The Impact of Poor Design
The Juul story speaks to the founders’ motivation and whether or not that changed over time. But in other cases that Berkeley presents, ethical transgressions tend to emanate from bad, or thoughtless, design.
She cites two cases that are widely studied: Those of the Ford Pinto, the automaker’s first subcompact car, which experienced several deadly fires in the 1970s because of the vulnerably of its gas tank to rear-end collisions; and Therac-25, a chemotherapy machine developed in the early 1980s, whose design flaws killed four patients after exposing them to massive amounts of radiation.
One facet of the Therac-25 story that occurs often in poor design is the lack of attention given to the user. For example, when Therac-25 began delivering potentially deadly levels of radiation, the words “Malfunction 54” would appear on its screen, without explanation. The user was left to figure out what “Malfunction 54” actually meant, completely unaware that it could be, in fact, signaling a life-and-death situation.

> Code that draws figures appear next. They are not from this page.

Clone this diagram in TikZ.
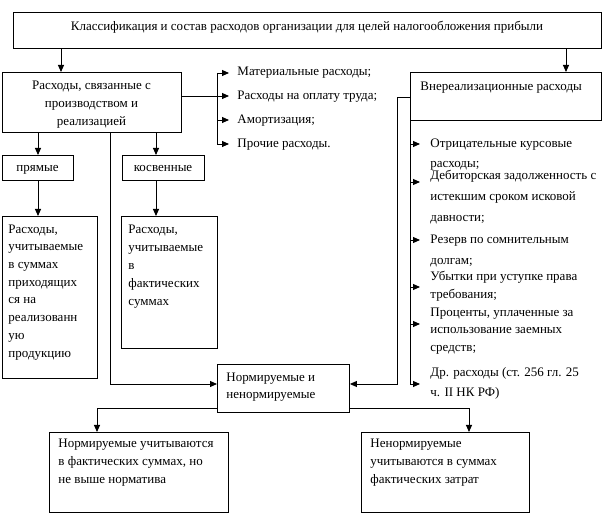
\documentclass[tikz,border=0pt]{standalone}
\usepackage{fontspec}
\setmainfont{Liberation Serif}
\usetikzlibrary{arrows.meta}
\newcommand{\fl}{\rule{0pt}{10pt}}
\begin{document}
\begin{tikzpicture}[x=1pt,y=-1pt,line width=0.9pt,
  box/.style={draw,rectangle,inner sep=0pt,anchor=north west},
  txt/.style={inner sep=0pt,anchor=north west,align=left},
  ctxt/.style={inner sep=0pt,align=center,font=\fontsize{13}{18}\selectfont},
  arr/.style={-{Triangle[length=7pt,width=6pt]}}]
\useasboundingbox[fill=white] (0,0) rectangle (614,529);
% boxes
\node[box,minimum width=588pt,minimum height=36pt] (top) at (13,12) {};
\node[box,minimum width=179pt,minimum height=60pt] (prod) at (2,72) {};
\node[box,minimum width=71pt,minimum height=25pt] (pr) at (2,155) {};
\node[box,minimum width=82pt,minimum height=25pt] (kos) at (122,155) {};
\node[box,minimum width=95pt,minimum height=162pt] (prbox) at (2,216) {};
\node[box,minimum width=96pt,minimum height=132pt] (kosbox) at (121,216) {};
\node[box,minimum width=132pt,minimum height=48pt] (norm) at (217,364) {};
\node[box,minimum width=179pt,minimum height=80pt] (nl) at (49,432) {};
\node[box,minimum width=168pt,minimum height=80pt] (nr) at (361,432) {};
\node[box,minimum width=191pt,minimum height=48pt] (vnr) at (410,72) {};
% centred texts
\node[ctxt,anchor=base] (toptext) at (307,30.5)
  {Классификация и состав расходов организации для целей налогообложения прибыли};
\node[ctxt] (prodtext) at (91.5,104.5)
  {Расходы, связанные с\\производством и\\реализацией};
\node[ctxt,anchor=base] (prtext0) at (37.5,171.5) {прямые};
\node[ctxt,anchor=base] (kostext0) at (163,171.5) {косвенные};
% texts inside boxes
\node[txt,font=\fontsize{13}{17.7}\selectfont] (prtext) at (8,222.7)
  {\fl Расходы,\\учитываемые\\в суммах\\приходящих\\ся на\\реализованн\\ую\\продукцию};
\node[txt,font=\fontsize{13}{18}\selectfont] (kostext) at (128,222.7)
  {\fl Расходы,\\учитываемые\\в\\фактических\\суммах};
\node[txt,font=\fontsize{13}{17}\selectfont] (normtext) at (226,370.7)
  {\fl Нормируемые и\\ненормируемые};
\node[txt,font=\fontsize{13}{18}\selectfont] (nltext) at (58,436.7)
  {\fl Нормируемые учитываются\\в фактических суммах, но\\не выше норматива};
\node[txt,font=\fontsize{13}{18}\selectfont] (nrtext) at (370,436.7)
  {\fl Ненормируемые\\учитываются в суммах\\фактических затрат};
\node[txt,font=\fontsize{13}{18}\selectfont] (vnrtext) at (420,79.7)
  {\fl Внереализационные расходы};
% left list
\node[txt,font=\fontsize{13}{18}\selectfont] (m1) at (237,65.2) {\fl Материальные расходы;};
\node[txt,font=\fontsize{13}{18}\selectfont] (m2) at (237,89.2) {\fl Расходы на оплату труда;};
\node[txt,font=\fontsize{13}{18}\selectfont] (m3) at (237,113.2) {\fl Амортизация;};
\node[txt,font=\fontsize{13}{18}\selectfont] (m4) at (237,137.2) {\fl Прочие расходы.};
% right list
\node[txt,font=\fontsize{13}{20}\selectfont] (r1) at (430,137)
  {\fl Отрицательные курсовые\\расходы;};
\node[txt,font=\fontsize{13}{21}\selectfont] (r2) at (430,169)
  {\fl Дебиторская задолженность с\\истекшим сроком исковой\\давности;};
\node[txt,font=\fontsize{13}{21}\selectfont] (r3) at (430,233)
  {\fl Резерв по сомнительным\\долгам;};
\node[txt,font=\fontsize{13}{18}\selectfont] (r4) at (430,270)
  {\fl Убытки при уступке права\\требования;};
\node[txt,font=\fontsize{13}{17.5}\selectfont] (r5) at (430,306)
  {\fl Проценты, уплаченные за\\использование заемных\\средств;};
\node[txt,font=\fontsize{13}{20}\selectfont] (r6) at (430,366)
  {\fl Др. расходы (ст. 256 гл. 25\\ч. II НК РФ)};
% helper coordinates
\coordinate (xa) at (61,0);
\coordinate (xb) at (566,0);
\coordinate (xc) at (38,0);
\coordinate (xd) at (156,0);
\coordinate (xe) at (110,0);
\coordinate (xf) at (217,0);
\coordinate (xg) at (397,0);
\coordinate (xh) at (97,0);
\coordinate (xi) at (469,0);
\coordinate (ya) at (0,384);
\coordinate (yb) at (0,408);
\coordinate (yc) at (0,97);
\coordinate (l1) at (229,73);
\coordinate (l2) at (229,96);
\coordinate (l3) at (229,120);
\coordinate (l4) at (229,144);
\coordinate (q1) at (420,144);
\coordinate (q2) at (420,182);
\coordinate (q3) at (420,240);
\coordinate (q4) at (420,287);
\coordinate (q5) at (420,324);
\coordinate (q6) at (420,384);
% connectors
\draw[arr] (top.south -| xa) -- (prod.north -| xa);
\draw[arr] (top.south -| xb) -- (vnr.north -| xb);
\draw[arr] (prod.south -| xc) -- (pr.north -| xc);
\draw[arr] (prod.south -| xd) -- (kos.north -| xd);
\draw[arr] (pr.south -| xc) -- (prbox.north -| xc);
\draw[arr] (kos.south -| xd) -- (kosbox.north -| xd);
\draw[arr] (prod.south -| xe) -- (xe |- ya) -- (norm.west |- ya);
\draw (prod.east |- l2) -- (l2 -| xf);
\draw (l1 -| xf) -- (l4 -| xf);
\foreach \i in {1,2,3,4} {\draw[arr] (l\i -| xf) -- (l\i);}
\draw[arr] (vnr.west |- yc) -- (xg |- yc) -- (xg |- ya) -- (norm.east |- ya);
\draw (vnr.south west) -- (vnr.west |- q6);
\foreach \i in {1,2,3,4,5,6} {\draw[arr] (q\i -| vnr.west) -- (q\i);}
\draw[arr] (norm.west |- yb) -| (nl.north -| xh);
\draw[arr] (norm.east |- yb) -| (nr.north -| xi);
\end{tikzpicture}
\end{document}
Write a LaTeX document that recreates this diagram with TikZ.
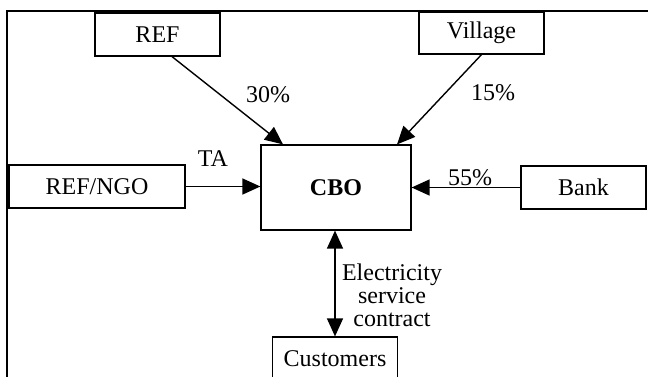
\documentclass[tikz,border=0pt]{standalone}
\usepackage{fontspec}
\setmainfont{Liberation Serif}
\usetikzlibrary{arrows.meta}
\begin{document}
\begin{tikzpicture}
  [x=0.5pt,y=-0.5pt,font=\fontsize{12}{11.5}\selectfont,
   every node/.style={inner sep=0pt},
   party/.style={draw,line width=0.6pt,minimum width=62.5pt,minimum height=21.5pt},
   flow/.style={line width=0.7pt,-{Triangle[length=9pt,width=8pt]}}]
    \useasboundingbox (0,0) rectangle (648,376);
    \begin{scope}
      \clip (0,0) rectangle (648,376);
      \draw[line width=1pt] (660,11) -- (6.5,11) -- (6.5,390);
      \node (cust) [party] at (335,358.5) {Customers};
    \end{scope}

    \node (ref)    [party] at (157.5,34.5) {REF};
    \node (vil)    [party,minimum height=21pt] at (481.5,33) {Village};
    \node (refngo) [party,minimum width=88pt] at (97,186.5) {REF/NGO};
    \node (cbo)    [party,minimum width=75pt,minimum height=42.5pt] at (336,187.5) {\textbf{CBO}};
    \node (bank)   [party] at (583.5,187.5) {Bank};

    \draw[flow] ([xshift=7.25pt]ref.south) -- ([xshift=-26.5pt]cbo.north);
    \draw[flow] (vil.south) -- ([xshift=30.5pt]cbo.north);
    \draw[flow] (refngo.east) -- (cbo.west |- refngo.east);
    \draw[flow] (bank.west) -- (cbo.east |- bank.west);
    \draw[line width=0.7pt,{Triangle[length=9pt,width=8pt]}-{Triangle[length=9pt,width=8pt]}]
      (cbo.south -| cust.north) -- (cust.north);

    \node (p30)  at (268,95)  {30\%};
    \node (p15)  at (493,93)  {15\%};
    \node (ta)   at (213,159) {TA};
    \node (p55)  at (470,178) {55\%};
    \node (esc) [align=center] at (392,295) {Electricity\\service\\contract};
  \end{tikzpicture}
\end{document}
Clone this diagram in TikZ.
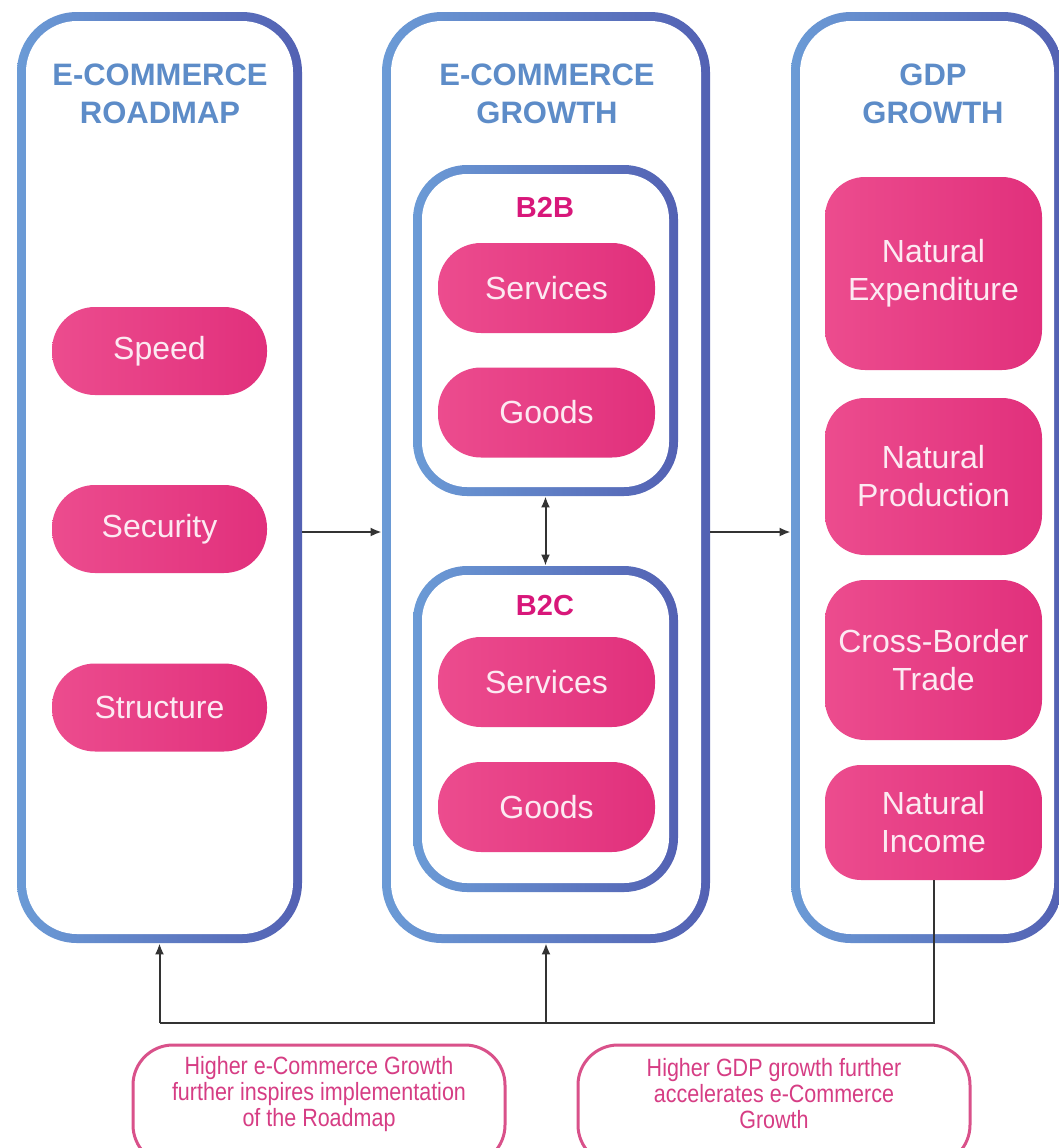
\documentclass[tikz,border=0pt]{standalone}
\usepackage{fontspec}
\setmainfont{Liberation Sans}
\newfontfamily\condfont[FakeStretch=0.86]{Liberation Sans}
\usetikzlibrary{arrows.meta}
\definecolor{blueL}{HTML}{6B9BD6}
\definecolor{blueR}{HTML}{5361B3}
\definecolor{titleBlue}{HTML}{5D8CC8}
\definecolor{pinkL}{HTML}{EC4C8E}
\definecolor{pinkR}{HTML}{E1307C}
\definecolor{pillText}{HTML}{FCEAF2}
\definecolor{subPink}{HTML}{D8177A}
\definecolor{fbText}{HTML}{D63D84}
\definecolor{fbLine}{HTML}{D9518A}
\definecolor{arrowGray}{HTML}{333333}
\begin{document}
\begin{tikzpicture}[x=0.5pt,y=-0.5pt,
  ring/.style 2 args={rounded corners=#1, left color=blueL, right color=blueR, draw=none, inner sep=0pt,
    path picture={\fill[white, rounded corners=#2] ([shift={(4.5pt,-4.5pt)}]path picture bounding box.north west) rectangle ([shift={(-4.5pt,4.5pt)}]path picture bounding box.south east);}},
  title/.style={font=\bfseries\fontsize{15.5}{19}\selectfont, text=titleBlue, align=center},
  sublabel/.style={font=\bfseries\fontsize{14.5}{17}\selectfont, text=subPink},
  pill/.style={rounded corners=21.5pt, left color=pinkL, right color=pinkR, draw=none, inner sep=0pt,
    text=pillText, font=\fontsize{16}{19}\selectfont, align=center, minimum width=107.5pt, minimum height=44pt},
  rpill/.style={pill, rounded corners=20pt, minimum width=108.5pt},
  fbbox/.style={draw=fbLine, line width=1.5pt, rounded corners=20pt, inner sep=0pt},
  fbtext/.style={text=fbText, font=\condfont\fontsize{12.5}{13}\selectfont, align=center, inner sep=0pt},
  arr/.style={draw=arrowGray, line width=1pt, -{Latex[length=5.5pt,width=4.5pt]}},
  darr/.style={draw=arrowGray, line width=1pt, {Latex[length=5.5pt,width=4.5pt]}-{Latex[length=5.5pt,width=4.5pt]}},
  link/.style={draw=arrowGray, line width=1pt}
]
\useasboundingbox[fill=white] (0,0) rectangle (1059,1148);

% panels
\node[ring={30pt}{25.5pt}, minimum width=142.5pt, minimum height=465.5pt] (lp) at (159.5,477.5) {};
\node[ring={30pt}{25.5pt}, minimum width=164pt, minimum height=465.5pt] (mp) at (546,477.5) {};
\node[ring={30pt}{25.5pt}, minimum width=136pt, minimum height=465.5pt] (rp) at (927,477.5) {};

% titles
\node[title] (lt) at (160,94) {E-COMMERCE\\ROADMAP};
\node[title] (mt) at (547,94) {E-COMMERCE\\GROWTH};
\node[title] (rt) at (933,94) {GDP\\GROWTH};

% inner boxes
\node[ring={27pt}{22.5pt}, minimum width=132.5pt, minimum height=165.5pt] (b2b) at (545.5,330.5) {};
\node[ring={27pt}{22.5pt}, minimum width=132.5pt, minimum height=163pt] (b2c) at (545.5,729) {};
\node[sublabel] (b2bl) at (545,207) {B2B};
\node[sublabel] (b2cl) at (545,606) {B2C};

% left pills
\node[pill] (speed) at (159.5,351) {Speed};
\node[pill] (security) at (159.5,529) {Security};
\node[pill] (structure) at (159.5,707.5) {Structure};

% middle pills
\node[pill, minimum width=108.5pt, minimum height=45pt] (b2bs) at (546.5,288) {Services};
\node[pill, minimum width=108.5pt, minimum height=45pt] (b2bg) at (546.5,412.5) {Goods};
\node[pill, minimum width=108.5pt, minimum height=45pt] (b2cs) at (546.5,682) {Services};
\node[pill, minimum width=108.5pt, minimum height=45pt] (b2cg) at (546.5,807) {Goods};

% right pills
\node[rpill, minimum height=96.5pt] (ne) at (933.5,273.5) {Natural\\Expenditure};
\node[rpill, minimum height=78.5pt] (np) at (933.5,476.5) {Natural\\Production};
\node[rpill, minimum height=80pt] (cbt) at (933.5,660) {Cross-Border\\Trade};
\node[rpill, minimum height=57.5pt, rounded corners=18pt] (ni) at (933.5,822.5) {Natural\\Income};

% connectors
\draw[arr] (lp.east |- 0,532) -- (mp.west |- 0,532);
\draw[arr] (mp.east |- 0,532) -- (rp.west |- 0,532);
\draw[darr] (b2b.south) -- (b2c.north);
\coordinate (fbr) at (ni.south |- 0,1023);
\coordinate (fbl) at (lp.south |- 0,1023);
\coordinate (fbm) at (mp.south |- 0,1023);
\draw[link] (ni.south) -- (fbr) -- (fbl);
\draw[arr] (fbl) -- (lp.south);
\draw[arr] (fbm) -- (mp.south);

% feedback boxes
\node[fbbox, minimum width=186pt, minimum height=60pt] (fb1) at (319,1105) {};
\node[fbtext] (fb1t) at (319,1094) {Higher e-Commerce Growth\\further inspires implementation\\of the Roadmap};
\node[fbbox, minimum width=196pt, minimum height=60pt] (fb2) at (774,1105) {};
\node[fbtext] (fb2t) at (774,1094) {Higher GDP growth further\\accelerates e-Commerce\\Growth};
\end{tikzpicture}
\end{document}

Today, we talk a lot about user interface and user experience—how the customer interacts with a product or invention and responds to that interaction. But there was a time not so long ago when such ideas would have sounded foreign.
However, Berkeley tells the class about one iconoclastic figure, the 20th century Austrian designer and educator Victor Papanek. Papanek called for greater awareness and social responsibility within the design profession and spoke of the imperative to serve the greater good and protect the environment before such ideas were fashionable. Not surprisingly, he was initially ostracized by his peers.
“There are professions more harmful than industrial design,” Papanek wrote at the start of his groundbreaking work, “Design for the Real World,” “but only a very few of them.”
The Ubiquity of Bias
Harm can occur not just by neglecting the needs of the user, but also by forgetting those of all users and building products tailored to the needs of the majority—or those who hold the majority of the power. As an example, Berkeley points to an ill-designed soap dispenser that wouldn’t produce soap for African Americans: Their skin wasn’t light enough to be picked up by the device’s sensor because the dispenser apparently was tested only on white people.
An errant soap dispenser is one thing; the stakes are immeasurably higher when deep-seated biases creep in to other designs. Take, for example a type of court sentencing software called COMPAS that used an algorithm to assess the probability that a defendant would commit more crimes. According to an investigation by ProPublica, the algorithm correctly predicted the recidivism rates for blacks and whites at about the same percent. But when it was wrong, it significantly overestimated the risk that blacks would re-offend and underestimated the risk for whites.
We may assume that an algorithm is neutral, says author Sara Watchter-Boettcher, who offered this example in an online workshop called “Design for Real Life.”
But “our work is never neutral …,” she says. “Machines learn from us. We choose what to teach.”